The bidding process initially kicked off on March 19, after which Prudential Life carried out a rebidding process upon tendering parties. The given transaction procedure is slated to be completed by the end of the year.

Under a locked-box deal procedure, KB Financial is to pay the basic sale price of 2.26 trillion won plus an interest rate of some 75 billion won -- the equivalent to the increased equities’ value by Dec. 31, officials explained.

This marked the third large acquisition since Chairman Yoon Jong-kyoo took office in 2014. The turnout of the Prudential Life M&A race is seen as a milestone in determining his reappointment in November this year.

While KB Financial has all along been deemed the likely winner in the race, concerns had persisted -- especially from its labor union -- that the price required could be excessive.

“We can see in the precedents of European countries and Japan, which faced the low interest rate trend earlier than we did, that the insurance business has a higher price-to-book ratio than banking,” Yoon said at the shareholders meeting in March, addressing the group’s union members.

“This may be a challenging time but should we preemptively acquire sound companies, we stand a chance in the market.”

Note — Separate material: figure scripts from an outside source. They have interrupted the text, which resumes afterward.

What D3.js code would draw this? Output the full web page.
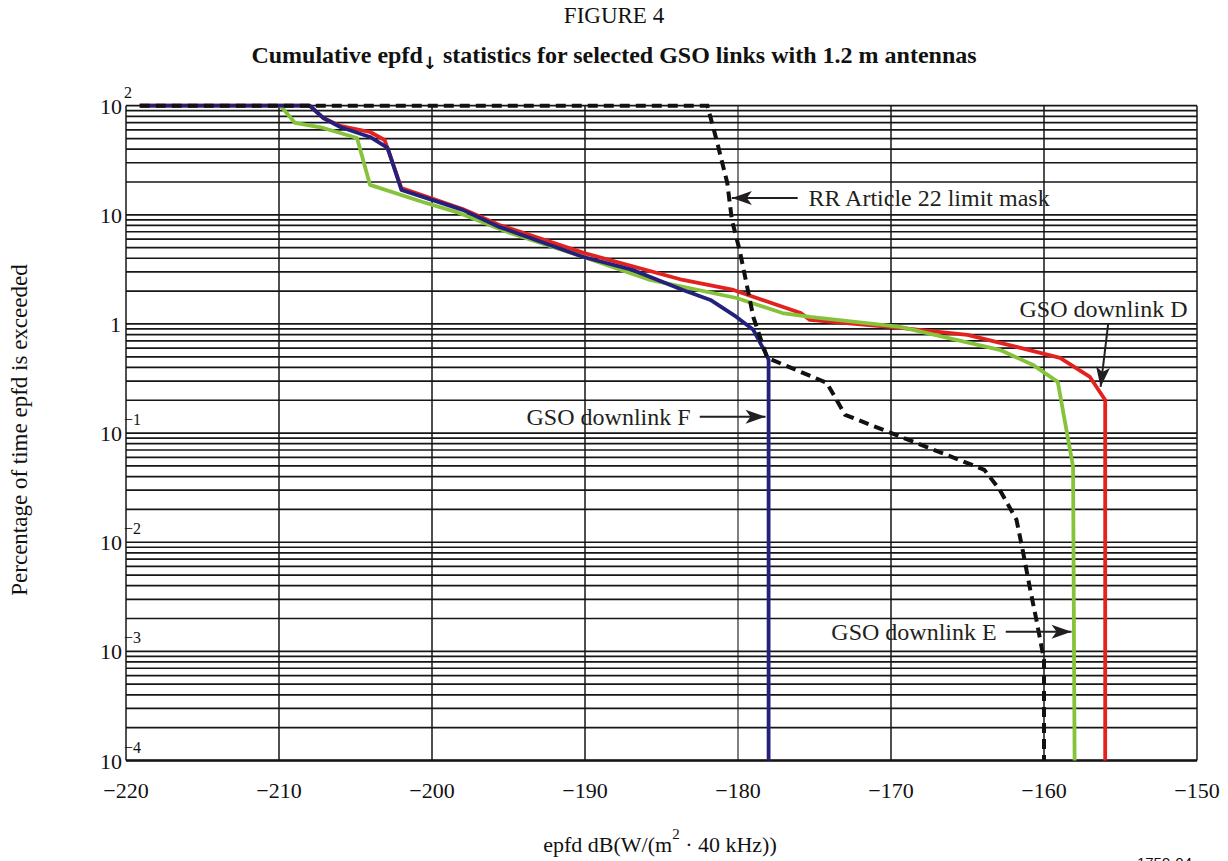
<!DOCTYPE html>
<html>
  <head>
    <title>Figure 4 - cumulative epfd statistics</title>
    <script src="https://unpkg.com/d3@7/dist/d3.min.js"></script>
    <style>
      body { margin: 0; background: #fff; }
      text { font-family: "Liberation Serif", "Times New Roman", serif; fill: #111; }
    </style>
  </head>
  <body>
    <svg width="1228" height="861" id="svg1"></svg>
    <script>
// x = epfd dB(W/(m2 . 40 kHz)), y = percentage of time exceeded
const xTicks = [-220, -210, -200, -190, -180, -170, -160, -150];
const yDecades = [-4, -3, -2, -1, 0, 1, 2];

const maskX = [-219.1, -182.0, -181.4, -180.7, -180.4, -179.9, -179.4, -179.0, -178.1, -174.2, -173.0, -163.9, -162.9, -161.8, -161.4, -160.9, -160.5, -160.0, -160.0];
const maskY = [100, 100, 48.5, 19.6, 8.98, 4.78, 2.19, 1.16, 0.49, 0.289, 0.147, 0.0461, 0.0303, 0.0161, 0.00855, 0.00368, 0.00195, 0.00084, 0.0001];

const linkDX = [-219.1, -208.0, -207.1, -206.0, -204.05, -203.1, -202.0, -198.0, -195.6, -190.1, -183.6, -180.3, -175.9, -175.3, -169.4, -165.0, -161.8, -158.95, -157.0, -156.0, -156.0];
const linkDY = [100, 100, 77, 65.2, 57.4, 48.5, 17.6, 11.3, 8.07, 4.48, 2.53, 2.05, 1.26, 1.09, 0.92, 0.794, 0.617, 0.489, 0.327, 0.201, 0.0001];

const linkEX = [-209.9, -208.95, -207.1, -204.9, -204.05, -200.6, -198.4, -194.9, -190.1, -185.75, -180.1, -177.1, -175.3, -169.4, -162.9, -160.7, -159.1, -158.1, -158.0];
const linkEY = [100, 69.5, 62.5, 50.6, 18.8, 13.1, 10.6, 6.83, 4.11, 2.53, 1.73, 1.26, 1.16, 0.94, 0.58, 0.42, 0.295, 0.0492, 0.0001];

const linkFX = [-219.1, -208.0, -207.1, -206.0, -204.05, -202.9, -202.0, -200.6, -198.0, -195.6, -190.1, -186.9, -183.6, -181.8, -180.1, -179.0, -178.2, -178.0, -178.0];
const linkFY = [100, 100, 77.1, 63.8, 51.7, 41.0, 16.9, 14.6, 11.1, 7.75, 4.11, 3.13, 2.05, 1.66, 1.16, 0.883, 0.544, 0.469, 0.0001];

// label text, text anchor point, arrow tail -> arrow tip (all in data units)
const notes = [
  {text: "RR Article 22 limit mask", anchor: "start", tx: -175.4, ty: 14.3, x1: -176.1, y1: 14.3, x2: -180.4, y2: 14.3},
  {text: "GSO downlink D", anchor: "start", tx: -161.6, ty: 1.36, x1: -155.8, y1: 1.02, x2: -156.3, y2: 0.265},
  {text: "GSO downlink F", anchor: "end", tx: -183.1, ty: 0.141, x1: -182.5, y1: 0.141, x2: -178.2, y2: 0.141},
  {text: "GSO downlink E", anchor: "start", tx: -173.9, ty: 0.00151, x1: -162.5, y1: 0.00151, x2: -158.2, y2: 0.00151}
];

const svg = d3.select('#svg1');
const x = d3.scaleLinear().domain([-220, -150]).range([126, 1197]);
const y = d3.scaleLog().domain([1e-4, 100]).range([760.5, 105.7]);

const zip = (xs, ys) => xs.map((v, i) => [v, ys[i]]);
const line = d3.line().x(d => x(d[0])).y(d => y(d[1]));

// grid
const grid = svg.append('g').attr('stroke', '#161616').attr('fill', 'none');
var minor = [];
yDecades.slice(0, -1).forEach(e => {
  for (var k = 1; k <= 9; k++) minor.push(k * Math.pow(10, e));
});
minor.push(100);
grid.selectAll('line.h')
  .data(minor)
  .join('line')
  .attr('class', 'h')
  .attr('x1', x(-220)).attr('x2', x(-150))
  .attr('y1', d => y(d)).attr('y2', d => y(d))
  .attr('stroke-width', 1.7);
grid.selectAll('line.v')
  .data(xTicks)
  .join('line')
  .attr('class', 'v')
  .attr('x1', d => x(d)).attr('x2', d => x(d))
  .attr('y1', y(100)).attr('y2', y(1e-4))
  .attr('stroke-width', d => d == -180 ? 1.1 : 1.5);
grid.append('line')
  .attr('x1', x(-220)).attr('x2', x(-150))
  .attr('y1', y(1e-4)).attr('y2', y(1e-4))
  .attr('stroke-width', 2.4);

// x tick labels
svg.append('g')
  .selectAll('text')
  .data(xTicks)
  .join('text')
  .attr('x', d => x(d))
  .attr('y', 798)
  .attr('text-anchor', 'middle')
  .style('font-size', '22px')
  .text(d => '\u2212' + Math.abs(d));

// y tick labels, 10 with superscript exponent
const yl = svg.append('g').selectAll('g').data(yDecades).join('g');
yl.append('text')
  .attr('x', d => d == 0 ? 121 : 122)
  .attr('y', d => y(Math.pow(10, d)) + 8)
  .attr('text-anchor', 'end')
  .style('font-size', '22px')
  .text(d => d == 0 ? '1' : '10');
yl.filter(d => d != 0 && d != 1)
  .append('text')
  .attr('x', 124)
  .attr('y', d => y(Math.pow(10, d)) - 8)
  .style('font-size', '16px')
  .text(d => d < 0 ? '\u2212' + Math.abs(d) : d);

// series
const series = [
  {pts: zip(linkDX, linkDY), color: '#e3211f'},
  {pts: zip(linkEX, linkEY), color: '#86c33a'},
  {pts: zip(linkFX, linkFY), color: '#24217c'}
];
svg.append('g')
  .attr('fill', 'none')
  .selectAll('path')
  .data(series)
  .join('path')
  .attr('d', d => line(d.pts))
  .attr('stroke', d => d.color)
  .attr('stroke-width', 3.8)
  .attr('stroke-linejoin', 'round');

svg.append('path')
  .attr('d', line(zip(maskX, maskY)))
  .attr('fill', 'none')
  .attr('stroke', '#111')
  .attr('stroke-width', 4)
  .attr('stroke-dasharray', '10,6');

// annotations with arrows
const ann = svg.append('g').selectAll('g').data(notes).join('g');
ann.append('text')
  .attr('x', d => x(d.tx))
  .attr('y', d => y(d.ty) + 8)
  .attr('text-anchor', d => d.anchor)
  .style('font-size', '24px')
  .style('fill', '#231f20')
  .text(d => d.text);
ann.append('line')
  .attr('x1', d => x(d.x1)).attr('y1', d => y(d.y1))
  .attr('x2', d => x(d.x2)).attr('y2', d => y(d.y2))
  .attr('stroke', '#231f20')
  .attr('stroke-width', 2);
ann.append('path')
  .attr('fill', '#231f20')
  .attr('transform', d => {
    const ax = x(d.x2), ay = y(d.y2);
    const ang = Math.atan2(ay - y(d.y1), ax - x(d.x1)) * 180 / Math.PI;
    return `translate(${ax},${ay}) rotate(${ang})`;
  })
  .attr('d', 'M0,0 L-20,-7 L-15,0 L-20,7 Z');

// titles
svg.append('text')
  .attr('x', 614).attr('y', 23)
  .attr('text-anchor', 'middle')
  .style('font-size', '23px')
  .text('FIGURE 4');
const t = svg.append('text')
  .attr('x', 614).attr('y', 63)
  .attr('text-anchor', 'middle')
  .style('font-size', '24px')
  .style('font-weight', 'bold');
t.append('tspan').text('Cumulative epfd');
t.append('tspan').attr('dy', 6)
  .style('font-family', '"DejaVu Sans"')
  .style('font-size', '17px')
  .style('fill', '#111')
  .text('\u2193\uFE0E');
t.append('tspan').attr('dy', -6).text(' statistics for selected GSO links with 1.2 m antennas');

svg.append('text')
  .attr('transform', 'translate(27,430) rotate(-90)')
  .attr('text-anchor', 'middle')
  .style('font-size', '23px')
  .text('Percentage of time epfd is exceeded');

const xl = svg.append('text')
  .attr('x', 660).attr('y', 852)
  .attr('text-anchor', 'middle')
  .style('font-size', '22px');
xl.append('tspan').text('epfd dB(W/(m');
xl.append('tspan').attr('dy', -13).style('font-size', '15px').text('2');
xl.append('tspan').attr('dy', 13).text(' \u00b7 40 kHz))');

svg.append('text')
  .attr('x', 1192).attr('y', 868)
  .attr('text-anchor', 'end')
  .style('font-family', '"Liberation Sans", Arial, sans-serif')
  .style('font-size', '15px')
  .text('1759-04');
    </script>
  </body>
</html>
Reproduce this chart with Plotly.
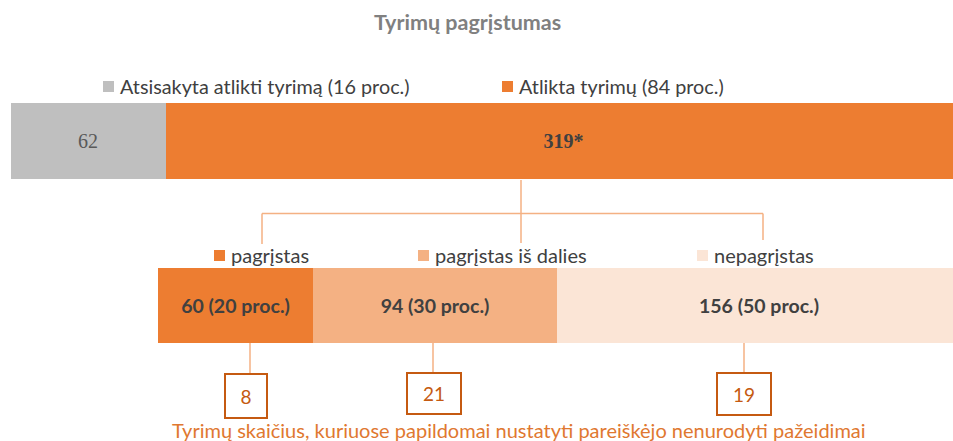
import plotly.graph_objects as go

# ---- data ----
top_labels = ["Atsisakyta atlikti tyrimą (16 proc.)", "Atlikta tyrimų (84 proc.)"]
top_values = [62, 319]
top_text = ["62", "<b>319*</b>"]
top_colors = ["#BFBFBF", "#ED7D31"]

sub_labels = ["pagrįstas", "pagrįstas iš dalies", "nepagrįstas"]
sub_values = [60, 94, 156]
sub_pct = [20, 30, 50]
sub_colors = ["#ED7D31", "#F4B183", "#FBE5D6"]

extra_counts = [8, 21, 19]

title_text = "Tyrimų pagrįstumas"
caption_text = "Tyrimų skaičius, kuriuose papildomai nustatyti pareiškėjo nenurodyti pažeidimai"

# figure slightly wider than the 953px window so the bars run off the right edge
W, H = 961, 441


def px(x):
    return x / W


def py(y):
    return 1 - y / H


fig = go.Figure()

# top stacked bar
for lab, v, t, c in zip(top_labels, top_values, top_text, top_colors):
    fig.add_trace(go.Bar(
        y=[0], x=[v], orientation="h", name=lab, xaxis="x", yaxis="y",
        marker=dict(color=c, line=dict(width=0)),
        text=[t], textposition="inside", insidetextanchor="middle", textangle=0,
        textfont=dict(family="Liberation Serif", size=20,
                      color="#595959" if c == "#BFBFBF" else "#404040"),
        hoverinfo="skip",
    ))

# bottom stacked bar
for lab, v, p, c in zip(sub_labels, sub_values, sub_pct, sub_colors):
    fig.add_trace(go.Bar(
        y=[0], x=[v], orientation="h", name=lab, xaxis="x2", yaxis="y2",
        marker=dict(color=c, line=dict(width=0)),
        text=[f"<b>{v} ({p} proc.)</b>"], textposition="inside",
        insidetextanchor="middle", textangle=0,
        textfont=dict(family="Lato", size=19.5, color="#404040"),
        hoverinfo="skip",
    ))

fig.update_layout(
    width=W, height=H,
    margin=dict(l=0, r=0, t=0, b=0),
    paper_bgcolor="white", plot_bgcolor="white",
    barmode="stack", bargap=0, showlegend=False,
    xaxis=dict(domain=[px(10.5), 1], range=[0, sum(top_values)], visible=False),
    yaxis=dict(domain=[py(179), py(103)], range=[-0.5, 0.5], visible=False),
    xaxis2=dict(domain=[px(158), 1], range=[0, sum(sub_values)], visible=False, anchor="y2"),
    yaxis2=dict(domain=[py(343), py(268)], range=[-0.5, 0.5], visible=False, anchor="x2"),
)

shapes = []
annotations = []

# title
annotations.append(dict(text=f"<b>{title_text}</b>", x=px(467), y=py(22), xref="paper", yref="paper",
                        showarrow=False, xanchor="center", yanchor="middle",
                        font=dict(family="Lato", size=21.5, color="#808080")))

# top legend
top_leg_x = [103, 502]
for lab, c, lx in zip(top_labels, top_colors, top_leg_x):
    shapes.append(dict(type="rect", xref="paper", yref="paper", x0=px(lx), x1=px(lx + 11),
                       y0=py(92), y1=py(81), fillcolor=c, line=dict(width=0)))
    annotations.append(dict(text=lab, x=px(lx + 15), y=py(86), xref="paper", yref="paper",
                            showarrow=False, xanchor="left", yanchor="middle",
                            font=dict(family="Lato", size=19.8, color="#404040")))

# bottom legend
sub_leg_x = [214, 418, 697]
for lab, c, lx in zip(sub_labels, sub_colors, sub_leg_x):
    shapes.append(dict(type="rect", xref="paper", yref="paper", x0=px(lx), x1=px(lx + 11),
                       y0=py(261), y1=py(250), fillcolor=c, line=dict(width=0)))
    annotations.append(dict(text=lab, x=px(lx + 15), y=py(255), xref="paper", yref="paper",
                            showarrow=False, xanchor="left", yanchor="middle",
                            font=dict(family="Lato", size=20, color="#404040")))

# connectors
conn = "#F4B183"
lines = [
    (521, 180, 521, 243),
    (262, 213.5, 763, 213.5),
    (262, 213.5, 262, 244),
    (763, 213.5, 763, 240),
    (250, 343, 250, 374),
    (433, 343, 433, 373),
    (744, 343, 744, 373),
]
for x0, y0, x1, y1 in lines:
    shapes.append(dict(type="line", xref="paper", yref="paper", x0=px(x0), y0=py(y0),
                       x1=px(x1), y1=py(y1), line=dict(color=conn, width=1.5)))

# boxes with counts
box_geom = [(246, 396, 42, 44), (434, 393.5, 54, 41), (744, 394, 54, 42)]
for n, (cx, cy, bw, bh) in zip(extra_counts, box_geom):
    annotations.append(dict(text=str(n), x=px(cx), y=py(cy), xref="paper", yref="paper",
                            showarrow=False, xanchor="center", yanchor="middle",
                            width=bw - 2, height=bh - 2, borderpad=0,
                            bordercolor="#C55A11", borderwidth=2, bgcolor="white",
                            font=dict(family="Lato", size=19, color="#C55A11")))

# caption
annotations.append(dict(text=caption_text, x=px(519), y=py(430), xref="paper", yref="paper",
                        showarrow=False, xanchor="center", yanchor="middle",
                        font=dict(family="Lato", size=20, color="#E07830")))

fig.update_layout(shapes=shapes, annotations=annotations)

fig.write_html(
    "out.html",
    config={"displayModeBar": False},
    post_script="document.body.style.margin='0';document.body.style.overflow='hidden';",
)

Prudential Life logged 140.8 billion won in net profit last year, coming sixth among the 24 life insurers operating here. When merged with KB Life Insurance -- which achieved 14.1 billion won during the same period -- KB Financial’s life insurance unit is expected to outrun Tong Yang Life Insurance and rise to around fourth in the industry ranking. By assets, Prudential was ninth with around 30 trillion won as of last year.

KB Financial hinted that it would not lay off the employees of Prudential Life, who number some 600 executives and employees along with 2,000 life planners.

“We expect to sustain a stable leverage and BIS ratio even after the merger, as we have long been prepared for this acquisition,” the group said.

As of the end of last year, the group’s BIS ratio -- the proportion of a bank’s capital to its risky assets, as recommended by the Bank for International Settlements -- stood at 14.5 percent.

In 2015, KB Financial purchased LIG Insurance, the country’s fourth-largest non-life insurer at the time. In the following year, it acquired Hyundai Securities.

It has also kept a keen eye on Orange Life in a bid to enhance its relatively weak life insurance sector, but dropped out of the race, giving way to rival Shinhan Financial Group.

With Prudential under its wing, KB Financial is likely to outrun all-time rival Shinhan Financial this year in terms of groupwide net profit total.